The group now employs over 1,500 people across 28 offices, including a Dubai presence. Revenue diversification has insulated it somewhat from the fee pressure afflicting conventional law firms.

For competitors, Walsh’s departure represents another data point in the lateral hiring battle that defines the legal market. Partners with established client relationships and sector expertise command premium packages. The logistics specialism makes Walsh particularly valuable—it’s a practice area where demand consistently outstrips the supply of experienced practitioners.

Whether his client relationships follow him across will become clear over the coming months. Non-compete clauses and client loyalty complicate these transitions, though 20 years of relationship-building creates bonds that often transcend firm affiliation.

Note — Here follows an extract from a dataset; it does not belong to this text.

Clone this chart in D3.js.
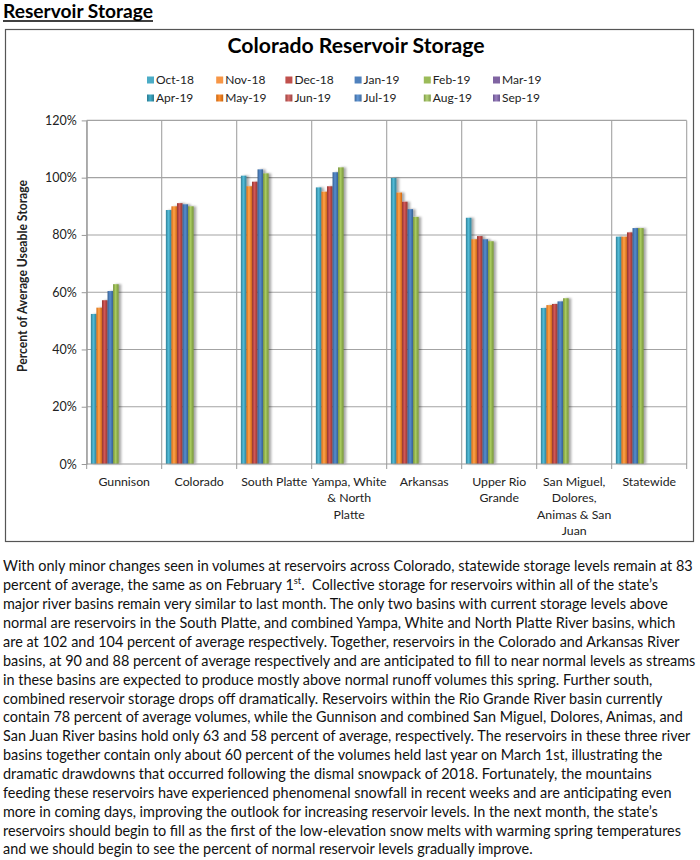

The Midlands pipeline Sherwin referenced shows no signs of slowing. Planning applications for warehouse and distribution centres continue to arrive at local authority desks. Institutional capital remains attracted to assets offering inflation-linked, long-term income. The shift toward nearshoring—bringing supply chains closer to end markets—only reinforces the region’s appeal.

What remains uncertain is how the next 12 months will reshape demand. Interest rate trajectory, occupier confidence, and broader economic performance will all influence whether developers proceed with schemes currently in planning. Legal advisers get paid regardless, but the volume and complexity of work fluctuates with market conditions.

For now, Gateley has deepened its Birmingham bench at a moment when the Midlands market looks stronger than many predicted. Walsh gets to build on two decades of experience without leaving the city where he established his reputation. And four partners now chase the logistics deals that have made the region a battleground for property lawyers.